Takei’s life was changed forever when his family had to give up everything and relocate in 1942 due to President Roosevelt’s Executive Order 9066. The order forced approximately 120,000 people of Japanese ancestry into incarceration camps as a part of alleged wartime “security measures.”
“It has always been my mission in life to raise the awareness of the unjust imprisonment of Japanese Americans in barbed-wire prison camps during World War II,” Takei told The Hollywood Reporter. “But I had no idea how chillingly relevant that dark chapter of American history would be to our times today.”

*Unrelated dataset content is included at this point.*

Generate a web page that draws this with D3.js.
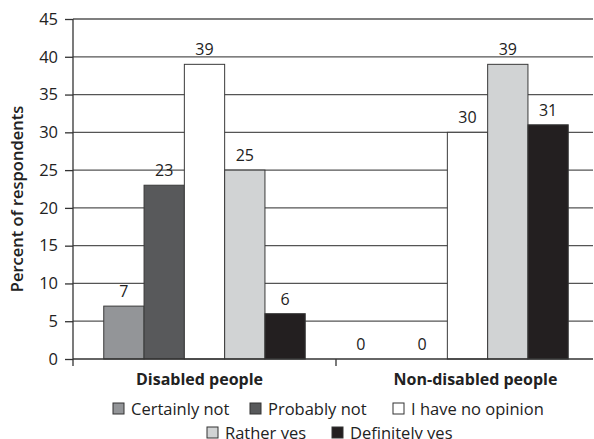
<!DOCTYPE html>
<html>
<head>
<meta charset="utf-8">
<script src="https://cdn.jsdelivr.net/npm/d3@7"></script>
<style>
  body { margin: 0; background: #fff; }
  svg { font-family: "Open Sans", "Noto Sans", sans-serif; }
</style>
</head>
<body>
<div id="chart"></div>
<script>
// groups and answers
var groups = ["Disabled people", "Non-disabled people"];
var answers = ["Certainly not", "Probably not", "I have no opinion", "Rather yes", "Definitely yes"];
var colors = ["#939598", "#58595b", "#ffffff", "#d1d3d4", "#231f20"];

// percent of respondents for each answer, one array per group
var disabledValues = [7, 23, 39, 25, 6];
var nonDisabledValues = [0, 0, 30, 39, 31];

var yTicks = [0, 5, 10, 15, 20, 25, 30, 35, 40, 45];

var svgWidth = 594;
var svgHeight = 439;

var margin = { top: 19, right: 1, bottom: 80, left: 73 };
var width = svgWidth - margin.left - margin.right;
var height = svgHeight - margin.top - margin.bottom;

var svg = d3.select("#chart")
  .append("svg")
  .attr("width", svgWidth)
  .attr("height", svgHeight);

var g = svg.append("g")
  .attr("transform", `translate(${margin.left}, ${margin.top})`);

var data = [];
groups.forEach(function (grp, gi) {
  var vals = gi === 0 ? disabledValues : nonDisabledValues;
  answers.forEach(function (a, ai) {
    data.push({ group: grp, answer: a, value: vals[ai], idx: ai });
  });
});

var x0 = d3.scaleBand()
  .domain(groups)
  .range([0, 526]);

var x1 = d3.scaleBand()
  .domain(answers)
  .range([0, 201.5]);

var y = d3.scaleLinear()
  .domain([0, 45])
  .range([height, 0]);

// horizontal grid lines
g.selectAll(".grid")
  .data(yTicks.slice(1))
  .enter()
  .append("line")
  .attr("x1", 0)
  .attr("x2", width)
  .attr("y1", d => y(d))
  .attr("y2", d => y(d))
  .attr("stroke", "#555")
  .attr("stroke-width", 1.3);

// bars
var groupOffset = (x0.bandwidth() - 201.5) / 2;
g.selectAll(".bar")
  .data(data)
  .enter()
  .append("rect")
  .attr("x", d => x0(d.group) + groupOffset + x1(d.answer))
  .attr("y", d => y(d.value))
  .attr("width", x1.bandwidth())
  .attr("height", d => height - y(d.value))
  .attr("fill", d => colors[d.idx])
  .attr("stroke", "#3a3a3a")
  .attr("stroke-width", d => d.value > 0 ? 1 : 0);

// value labels (zeros sit a bit left, as in the original)
g.selectAll(".lbl")
  .data(data)
  .enter()
  .append("text")
  .attr("x", d => x0(d.group) + groupOffset + x1(d.answer) + x1.bandwidth() / 2 - (d.value === 0 ? 26 - d.idx * 21 : 0))
  .attr("y", d => y(d.value) - 9)
  .attr("text-anchor", "middle")
  .attr("font-size", 16)
  .attr("fill", "#222")
  .text(d => d.value);

// y axis
var yAxis = d3.axisLeft(y)
  .tickValues(yTicks)
  .tickSize(8)
  .tickPadding(7);

var yG = g.append("g").call(yAxis);
yG.select(".domain").attr("stroke", "#333").attr("stroke-width", 1.3).attr("d", `M0,${height + 7}V0`);
yG.selectAll(".tick line").attr("stroke", "#333").attr("stroke-width", 1.3);
yG.selectAll(".tick text").attr("font-size", 16.5).attr("fill", "#222")
  .attr("font-family", "'Open Sans', sans-serif");

// x axis
var xG = g.append("g")
  .attr("transform", `translate(0, ${height})`);
xG.append("line")
  .attr("x1", 0).attr("x2", width)
  .attr("stroke", "#333").attr("stroke-width", 1.3);
xG.selectAll(".xtick")
  .data(groups.slice(1))
  .enter()
  .append("line")
  .attr("x1", d => x0(d)).attr("x2", d => x0(d))
  .attr("y1", 0).attr("y2", 7)
  .attr("stroke", "#333").attr("stroke-width", 1.3);
xG.selectAll(".xlabel")
  .data(groups)
  .enter()
  .append("text")
  .attr("x", (d, i) => x0(d) + x0.bandwidth() / 2 + (i === 0 ? -5 : 8))
  .attr("y", 26)
  .attr("text-anchor", "middle")
  .attr("font-size", 16)
  .attr("font-weight", "bold")
  .attr("fill", "#222")
  .text(d => d);

// y axis title
svg.append("text")
  .attr("transform", `translate(23, ${margin.top + height / 2 + 10}) rotate(-90)`)
  .attr("text-anchor", "middle")
  .attr("font-size", 16.5)
  .attr("font-weight", 600)
  .attr("fill", "#222")
  .text("Percent of respondents");

// legend, two rows
var legendRows = [[0, 1, 2], [3, 4]];
var legendX = [[113, 250, 393], [207, 332]];
var legendY = [408, 432];
legendRows.forEach(function (row, ri) {
  row.forEach(function (ai, k) {
    var lg = svg.append("g")
      .attr("transform", `translate(${legendX[ri][k]}, ${legendY[ri]})`);
    lg.append("rect")
      .attr("x", 0).attr("y", -5)
      .attr("width", 11).attr("height", 11)
      .attr("fill", colors[ai])
      .attr("stroke", "#333").attr("stroke-width", 1);
    lg.append("text")
      .attr("x", 18).attr("y", 6.5)
      .attr("font-size", 16.5)
      .attr("fill", "#222")
      .text(answers[ai]);
  });
});
</script>
</body>
</html>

SDCC 2018: George Takei’s Graphic Memoir ‘They Called Us Enemy’ From Top Shelf & IDW In 2019 https://t.co/GOE6ATD2F1 pic.twitter.com/5ZAlvhIVab
— Comicon (@TheComicon) July 22, 2018
IDW Publishing describes the memoir:
“They Called Us Enemy is Takei’s firsthand account of those years behind barbed wire, the terrors and small joys of childhood in the shadow of legalized racism, his mother’s hard choices, his father’s tested faith in democracy, and the way those experiences planted the seeds for his astonishing future.
What does it mean to be American? Who gets to decide? When the world is against you, what can one person do? To answer these questions, George Takei joins co-writers Justin Eisinger & Steven Scott and artist Harmony Becker for the journey of a lifetime.”